▶ [Task directions]
Quote every line of the data below as it stands, omitting pictures.
## start Supplied information
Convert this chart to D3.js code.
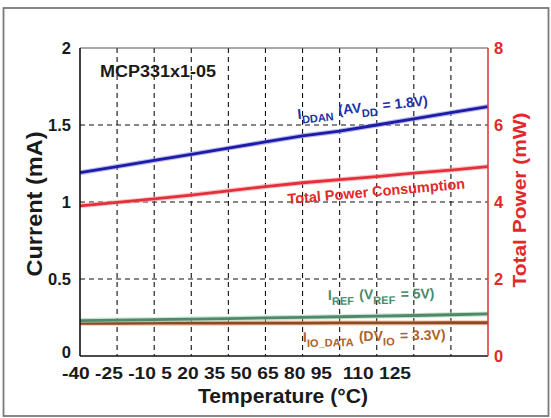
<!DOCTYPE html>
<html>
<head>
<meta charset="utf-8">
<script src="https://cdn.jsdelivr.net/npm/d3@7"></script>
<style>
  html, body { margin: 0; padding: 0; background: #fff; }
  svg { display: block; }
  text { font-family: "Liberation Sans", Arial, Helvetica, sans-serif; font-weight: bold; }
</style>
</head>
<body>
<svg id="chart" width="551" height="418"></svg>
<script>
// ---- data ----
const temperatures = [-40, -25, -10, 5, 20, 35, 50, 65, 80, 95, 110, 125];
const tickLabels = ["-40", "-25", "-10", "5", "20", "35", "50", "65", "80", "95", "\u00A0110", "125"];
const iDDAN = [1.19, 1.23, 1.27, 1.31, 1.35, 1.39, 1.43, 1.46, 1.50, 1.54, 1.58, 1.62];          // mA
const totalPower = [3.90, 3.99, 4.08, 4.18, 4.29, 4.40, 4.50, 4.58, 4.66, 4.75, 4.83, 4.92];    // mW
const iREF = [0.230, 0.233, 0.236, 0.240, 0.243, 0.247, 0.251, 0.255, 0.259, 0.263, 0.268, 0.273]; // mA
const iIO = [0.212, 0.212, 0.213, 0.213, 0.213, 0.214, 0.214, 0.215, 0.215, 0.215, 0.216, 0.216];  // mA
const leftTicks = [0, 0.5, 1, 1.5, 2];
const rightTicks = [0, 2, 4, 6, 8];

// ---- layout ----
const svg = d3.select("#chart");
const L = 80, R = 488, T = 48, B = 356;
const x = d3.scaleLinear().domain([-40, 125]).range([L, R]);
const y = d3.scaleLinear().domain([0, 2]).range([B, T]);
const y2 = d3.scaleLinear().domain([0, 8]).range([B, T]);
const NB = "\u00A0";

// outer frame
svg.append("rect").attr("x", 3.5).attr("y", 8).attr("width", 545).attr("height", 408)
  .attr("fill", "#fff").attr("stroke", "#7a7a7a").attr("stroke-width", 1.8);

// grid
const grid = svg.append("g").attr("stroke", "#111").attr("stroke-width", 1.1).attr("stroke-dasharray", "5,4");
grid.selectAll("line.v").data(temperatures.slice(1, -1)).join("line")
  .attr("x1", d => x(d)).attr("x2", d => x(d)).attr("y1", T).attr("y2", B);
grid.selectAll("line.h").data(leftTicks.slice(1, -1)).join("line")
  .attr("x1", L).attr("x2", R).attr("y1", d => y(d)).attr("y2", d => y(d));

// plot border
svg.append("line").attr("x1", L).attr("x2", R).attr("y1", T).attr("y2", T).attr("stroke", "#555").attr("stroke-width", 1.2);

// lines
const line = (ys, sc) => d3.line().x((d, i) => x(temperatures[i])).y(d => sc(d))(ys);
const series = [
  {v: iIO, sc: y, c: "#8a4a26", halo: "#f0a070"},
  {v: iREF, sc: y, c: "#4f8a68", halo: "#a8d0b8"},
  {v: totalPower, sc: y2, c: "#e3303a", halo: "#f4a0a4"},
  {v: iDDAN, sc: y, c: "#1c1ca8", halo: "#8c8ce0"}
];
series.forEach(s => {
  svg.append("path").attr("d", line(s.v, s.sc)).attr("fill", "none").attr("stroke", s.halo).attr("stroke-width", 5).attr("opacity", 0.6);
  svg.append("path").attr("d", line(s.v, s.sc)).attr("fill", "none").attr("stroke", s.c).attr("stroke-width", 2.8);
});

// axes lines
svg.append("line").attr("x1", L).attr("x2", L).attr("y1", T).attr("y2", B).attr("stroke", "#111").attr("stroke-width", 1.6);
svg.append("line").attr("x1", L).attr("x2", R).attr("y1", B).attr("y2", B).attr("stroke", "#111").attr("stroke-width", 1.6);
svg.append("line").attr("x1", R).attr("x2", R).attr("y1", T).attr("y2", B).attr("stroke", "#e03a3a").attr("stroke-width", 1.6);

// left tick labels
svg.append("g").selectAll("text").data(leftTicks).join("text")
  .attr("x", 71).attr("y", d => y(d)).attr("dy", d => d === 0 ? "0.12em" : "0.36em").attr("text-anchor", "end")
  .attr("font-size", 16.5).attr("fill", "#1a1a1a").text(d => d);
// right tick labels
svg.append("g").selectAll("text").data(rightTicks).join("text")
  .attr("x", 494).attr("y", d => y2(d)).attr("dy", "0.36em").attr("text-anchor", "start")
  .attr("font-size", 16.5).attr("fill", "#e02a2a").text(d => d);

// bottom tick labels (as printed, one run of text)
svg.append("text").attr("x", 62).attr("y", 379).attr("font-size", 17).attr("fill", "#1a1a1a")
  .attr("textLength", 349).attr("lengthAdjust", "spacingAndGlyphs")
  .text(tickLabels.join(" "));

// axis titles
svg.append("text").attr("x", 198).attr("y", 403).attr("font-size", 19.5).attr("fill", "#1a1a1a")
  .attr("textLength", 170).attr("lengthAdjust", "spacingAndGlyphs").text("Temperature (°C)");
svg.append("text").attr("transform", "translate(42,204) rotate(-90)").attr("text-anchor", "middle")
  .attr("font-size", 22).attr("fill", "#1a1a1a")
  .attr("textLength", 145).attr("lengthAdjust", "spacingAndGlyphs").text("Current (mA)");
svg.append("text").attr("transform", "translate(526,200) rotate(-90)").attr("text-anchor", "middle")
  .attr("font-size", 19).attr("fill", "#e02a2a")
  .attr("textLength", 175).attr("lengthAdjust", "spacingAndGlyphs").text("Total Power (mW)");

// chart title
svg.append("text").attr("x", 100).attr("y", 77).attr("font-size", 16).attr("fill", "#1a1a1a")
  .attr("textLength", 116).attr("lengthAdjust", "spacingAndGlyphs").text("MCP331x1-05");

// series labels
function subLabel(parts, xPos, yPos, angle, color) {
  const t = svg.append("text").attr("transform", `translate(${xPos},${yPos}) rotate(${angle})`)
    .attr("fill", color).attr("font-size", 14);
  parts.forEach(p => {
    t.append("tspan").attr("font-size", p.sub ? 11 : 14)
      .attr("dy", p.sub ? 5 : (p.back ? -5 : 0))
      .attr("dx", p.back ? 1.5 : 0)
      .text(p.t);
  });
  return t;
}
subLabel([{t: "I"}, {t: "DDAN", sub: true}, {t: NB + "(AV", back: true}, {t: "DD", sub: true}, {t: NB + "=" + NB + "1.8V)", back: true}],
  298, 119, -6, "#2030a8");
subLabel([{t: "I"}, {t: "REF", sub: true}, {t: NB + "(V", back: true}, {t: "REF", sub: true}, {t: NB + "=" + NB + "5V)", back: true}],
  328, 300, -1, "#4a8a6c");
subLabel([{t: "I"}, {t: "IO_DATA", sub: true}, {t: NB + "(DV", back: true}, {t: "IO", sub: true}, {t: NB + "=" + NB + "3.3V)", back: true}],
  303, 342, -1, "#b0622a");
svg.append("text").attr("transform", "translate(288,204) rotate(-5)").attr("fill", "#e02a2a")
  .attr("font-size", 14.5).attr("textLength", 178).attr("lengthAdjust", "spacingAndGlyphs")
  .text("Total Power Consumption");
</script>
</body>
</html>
## end Supplied information
▶ [Solution to this task]
Convert this chart to D3.js code.
<!DOCTYPE html>
<html>
<head>
<meta charset="utf-8">
<script src="https://cdn.jsdelivr.net/npm/d3@7"></script>
<style>
  html, body { margin: 0; padding: 0; background: #fff; }
  svg { display: block; }
  text { font-family: "Liberation Sans", Arial, Helvetica, sans-serif; font-weight: bold; }
</style>
</head>
<body>
<svg id="chart" width="551" height="418"></svg>
<script>
// ---- data ----
const temperatures = [-40, -25, -10, 5, 20, 35, 50, 65, 80, 95, 110, 125];
const tickLabels = ["-40", "-25", "-10", "5", "20", "35", "50", "65", "80", "95", "\u00A0110", "125"];
const iDDAN = [1.19, 1.23, 1.27, 1.31, 1.35, 1.39, 1.43, 1.46, 1.50, 1.54, 1.58, 1.62];          // mA
const totalPower = [3.90, 3.99, 4.08, 4.18, 4.29, 4.40, 4.50, 4.58, 4.66, 4.75, 4.83, 4.92];    // mW
const iREF = [0.230, 0.233, 0.236, 0.240, 0.243, 0.247, 0.251, 0.255, 0.259, 0.263, 0.268, 0.273]; // mA
const iIO = [0.212, 0.212, 0.213, 0.213, 0.213, 0.214, 0.214, 0.215, 0.215, 0.215, 0.216, 0.216];  // mA
const leftTicks = [0, 0.5, 1, 1.5, 2];
const rightTicks = [0, 2, 4, 6, 8];

// ---- layout ----
const svg = d3.select("#chart");
const L = 80, R = 488, T = 48, B = 356;
const x = d3.scaleLinear().domain([-40, 125]).range([L, R]);
const y = d3.scaleLinear().domain([0, 2]).range([B, T]);
const y2 = d3.scaleLinear().domain([0, 8]).range([B, T]);
const NB = "\u00A0";

// outer frame
svg.append("rect").attr("x", 3.5).attr("y", 8).attr("width", 545).attr("height", 408)
  .attr("fill", "#fff").attr("stroke", "#7a7a7a").attr("stroke-width", 1.8);

// grid
const grid = svg.append("g").attr("stroke", "#111").attr("stroke-width", 1.1).attr("stroke-dasharray", "5,4");
grid.selectAll("line.v").data(temperatures.slice(1, -1)).join("line")
  .attr("x1", d => x(d)).attr("x2", d => x(d)).attr("y1", T).attr("y2", B);
grid.selectAll("line.h").data(leftTicks.slice(1, -1)).join("line")
  .attr("x1", L).attr("x2", R).attr("y1", d => y(d)).attr("y2", d => y(d));

// plot border
svg.append("line").attr("x1", L).attr("x2", R).attr("y1", T).attr("y2", T).attr("stroke", "#555").attr("stroke-width", 1.2);

// lines
const line = (ys, sc) => d3.line().x((d, i) => x(temperatures[i])).y(d => sc(d))(ys);
const series = [
  {v: iIO, sc: y, c: "#8a4a26", halo: "#f0a070"},
  {v: iREF, sc: y, c: "#4f8a68", halo: "#a8d0b8"},
  {v: totalPower, sc: y2, c: "#e3303a", halo: "#f4a0a4"},
  {v: iDDAN, sc: y, c: "#1c1ca8", halo: "#8c8ce0"}
];
series.forEach(s => {
  svg.append("path").attr("d", line(s.v, s.sc)).attr("fill", "none").attr("stroke", s.halo).attr("stroke-width", 5).attr("opacity", 0.6);
  svg.append("path").attr("d", line(s.v, s.sc)).attr("fill", "none").attr("stroke", s.c).attr("stroke-width", 2.8);
});

// axes lines
svg.append("line").attr("x1", L).attr("x2", L).attr("y1", T).attr("y2", B).attr("stroke", "#111").attr("stroke-width", 1.6);
svg.append("line").attr("x1", L).attr("x2", R).attr("y1", B).attr("y2", B).attr("stroke", "#111").attr("stroke-width", 1.6);
svg.append("line").attr("x1", R).attr("x2", R).attr("y1", T).attr("y2", B).attr("stroke", "#e03a3a").attr("stroke-width", 1.6);

// left tick labels
svg.append("g").selectAll("text").data(leftTicks).join("text")
  .attr("x", 71).attr("y", d => y(d)).attr("dy", d => d === 0 ? "0.12em" : "0.36em").attr("text-anchor", "end")
  .attr("font-size", 16.5).attr("fill", "#1a1a1a").text(d => d);
// right tick labels
svg.append("g").selectAll("text").data(rightTicks).join("text")
  .attr("x", 494).attr("y", d => y2(d)).attr("dy", "0.36em").attr("text-anchor", "start")
  .attr("font-size", 16.5).attr("fill", "#e02a2a").text(d => d);

// bottom tick labels (as printed, one run of text)
svg.append("text").attr("x", 62).attr("y", 379).attr("font-size", 17).attr("fill", "#1a1a1a")
  .attr("textLength", 349).attr("lengthAdjust", "spacingAndGlyphs")
  .text(tickLabels.join(" "));

// axis titles
svg.append("text").attr("x", 198).attr("y", 403).attr("font-size", 19.5).attr("fill", "#1a1a1a")
  .attr("textLength", 170).attr("lengthAdjust", "spacingAndGlyphs").text("Temperature (°C)");
svg.append("text").attr("transform", "translate(42,204) rotate(-90)").attr("text-anchor", "middle")
  .attr("font-size", 22).attr("fill", "#1a1a1a")
  .attr("textLength", 145).attr("lengthAdjust", "spacingAndGlyphs").text("Current (mA)");
svg.append("text").attr("transform", "translate(526,200) rotate(-90)").attr("text-anchor", "middle")
  .attr("font-size", 19).attr("fill", "#e02a2a")
  .attr("textLength", 175).attr("lengthAdjust", "spacingAndGlyphs").text("Total Power (mW)");

// chart title
svg.append("text").attr("x", 100).attr("y", 77).attr("font-size", 16).attr("fill", "#1a1a1a")
  .attr("textLength", 116).attr("lengthAdjust", "spacingAndGlyphs").text("MCP331x1-05");

// series labels
function subLabel(parts, xPos, yPos, angle, color) {
  const t = svg.append("text").attr("transform", `translate(${xPos},${yPos}) rotate(${angle})`)
    .attr("fill", color).attr("font-size", 14);
  parts.forEach(p => {
    t.append("tspan").attr("font-size", p.sub ? 11 : 14)
      .attr("dy", p.sub ? 5 : (p.back ? -5 : 0))
      .attr("dx", p.back ? 1.5 : 0)
      .text(p.t);
  });
  return t;
}
subLabel([{t: "I"}, {t: "DDAN", sub: true}, {t: NB + "(AV", back: true}, {t: "DD", sub: true}, {t: NB + "=" + NB + "1.8V)", back: true}],
  298, 119, -6, "#2030a8");
subLabel([{t: "I"}, {t: "REF", sub: true}, {t: NB + "(V", back: true}, {t: "REF", sub: true}, {t: NB + "=" + NB + "5V)", back: true}],
  328, 300, -1, "#4a8a6c");
subLabel([{t: "I"}, {t: "IO_DATA", sub: true}, {t: NB + "(DV", back: true}, {t: "IO", sub: true}, {t: NB + "=" + NB + "3.3V)", back: true}],
  303, 342, -1, "#b0622a");
svg.append("text").attr("transform", "translate(288,204) rotate(-5)").attr("fill", "#e02a2a")
  .attr("font-size", 14.5).attr("textLength", 178).attr("lengthAdjust", "spacingAndGlyphs")
  .text("Total Power Consumption");
</script>
</body>
</html>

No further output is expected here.